July to October: The Mara River Crossings
What a Mara River Crossing Actually Is
Wildebeest have a primal fear of the Mara River. The Nile crocodiles waiting in the shallows and the depth of the current create genuine mortal risk for the animals. Herds mass on the bank -- sometimes for hours, sometimes for days -- before the tension breaks and the leading animals surge into the water. The entire herd follows in a churning mass of hooves, horns and dust while crocodiles strike from below and predators watch from the banks.
A single crossing can involve 10,000 to 80,000 animals. On a productive August day, 3-5 separate crossing events are possible from a single river position. The herds often cross back in the opposite direction within hours.
August vs September: The Real Difference
August produces the highest frequency of crossings. September often produces the largest individual crossing events. August has the most vehicles. September has slightly fewer visitors while crossing activity remains at peak levels. For travellers with a choice between the two, September is often the better answer.

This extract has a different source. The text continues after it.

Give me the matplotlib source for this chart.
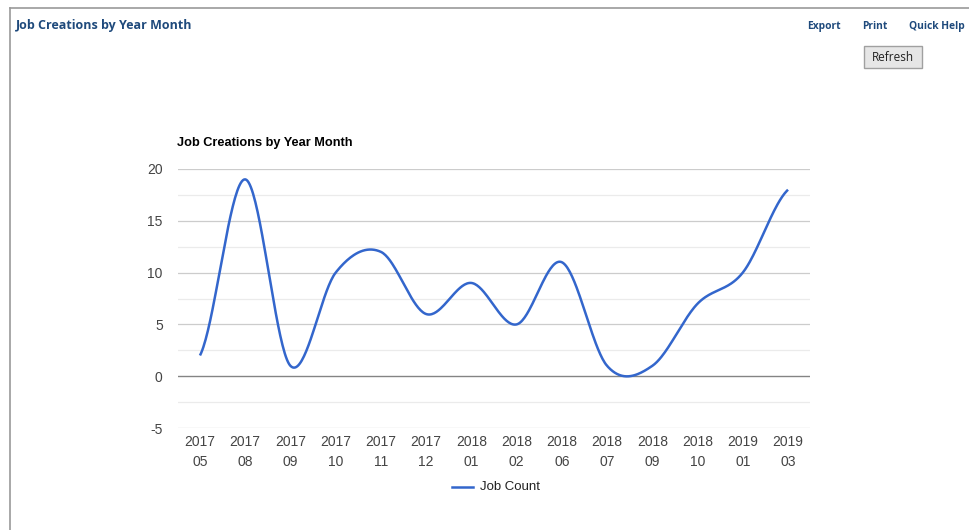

July is increasingly popular as sophisticated travellers arrive ahead of the August peak. Early July crossing activity is genuine and camps are slightly less crowded and less expensive than peak August.
The Positioning Problem
The Mara River is not a single crossing point. It winds for kilometres through both Kenya and Tanzania, and the herds can cross at dozens of different points on any given day, depending on water level, predator activity, and the behaviour of the lead animals. A guide who monitors the river daily, knows which banks the herds are currently using, and can position vehicles ahead of crossing activity is the single most important factor in a crossing safari experience. No camp or country side substitutes for guide knowledge.
Our Great Migration Planner shows zone-by-zone herd density maps, weekly crossing probabilities and a recommended journey from our portfolio for every month of the year.
Kenya Side vs Tanzania Side: What Nobody Tells You
| Factor | Kenya (Masai Mara) | Tanzania (Northern Serengeti) |
|---|---|---|
| Vehicle limits in park | None in Mara Triangle; limits in main reserve | No limits in conservancies |
| Night game drives | Permitted in conservancies | Not permitted in Serengeti NP |
| Off-road driving | Permitted in conservancies | Not permitted in Serengeti NP |
| Herd access | Both sides have herds Jul-Oct | Both sides have herds Jul-Oct |
| Lodge quality (top tier) | Extremely strong | Extremely strong |
| Visa requirement | Kenya ETA ($30) | Tanzania visa ($50) |
Photography: Which Month Produces the Best Images
For Crossing Action (July-September)
Telephoto lenses of 400mm or longer. Fast shutter speeds (1/2000 minimum) for freeze-motion crossing shots. High ISO capacity for overcast conditions on the river bank. A bean bag on the vehicle window for stabilisation. Position ahead of the anticipated crossing section rather than at the widest, most obvious bank.
For Calving Season (January-February)
Wider focal lengths than crossings (predator action happens close to vehicles on Ndutu's open plains). Long lenses still needed for distant cheetah hunts. Early morning light in Ndutu is extraordinary -- the open flat plains create golden hour conditions that extend longer than in busier, more forested environments.
For Landscape and Atmosphere (April-June, November)
Wide-angle lenses for lush green Serengeti. Dramatic storm-light. Sunsets over herds. The aesthetic of the green season is completely different from the dry season crossing photography and appeals to a different type of photographer -- those who want the whole environment rather than tight wildlife portraits.
The August crossing guarantee trap: Every year, travellers book their best-ever August safari to see the Mara River crossings and some of them see nothing. This is not because August is wrong -- it is because they were at the wrong position on a day when the herds were crossing 12 kilometres upstream at a point their guide did not know about. The herds can mass on a particular bank for three days without crossing, then surge simultaneously at a point that was empty the day before. The guide's real-time intelligence network -- how many calls he or she makes each morning to rangers along the entire river system -- is the variable that most travellers cannot evaluate before booking.
Common Migration Safari Mistakes
- --Booking based on 'peak Migration' dates without checking which bank section is active that week. The crossing can occur on a section of river that your camp is three hours from. Position at the right bank, not just the right month.
- --One night at the Mara River. You need minimum 3 full days to have a high probability of witnessing a crossing. Some guests see crossings on day one. Others wait four days. Budget for enough time to absorb the natural unpredictability.
- --Ignoring the calving season. January-February calving produces predator density that rivals any August crossing in terms of raw action, at a fraction of the visitor volume and price.
- --Flying into Nairobi and spending only 3 nights in the Mara. The Masai Mara needs at least 4 full game drive days to do justice. Most package itineraries allocate 3. The fourth day is where the best sightings most frequently occur, when you have learned the terrain, your guide knows your preferences and you have found the predator territories.
Great Migration FAQ
Timing the Migration: The Decision Matrix
If you want the famous Mara River crossings: July, August or September. August produces the most crossings. September produces the largest individual events with slightly fewer vehicles. July offers the same action at slightly lower prices ahead of peak crowding. Book 10-14 months ahead for the best camps.
If you want extraordinary predator action at a lower price: January and February for the calving season in Ndutu. Same quality of wildlife action, 30-40% lower lodge prices, dramatically fewer visitors.
If you are travelling with a fixed budget and flexible dates: June in the Northern Serengeti before the peak-season premium, or October as the crowds ease and reverse crossings add late-season drama.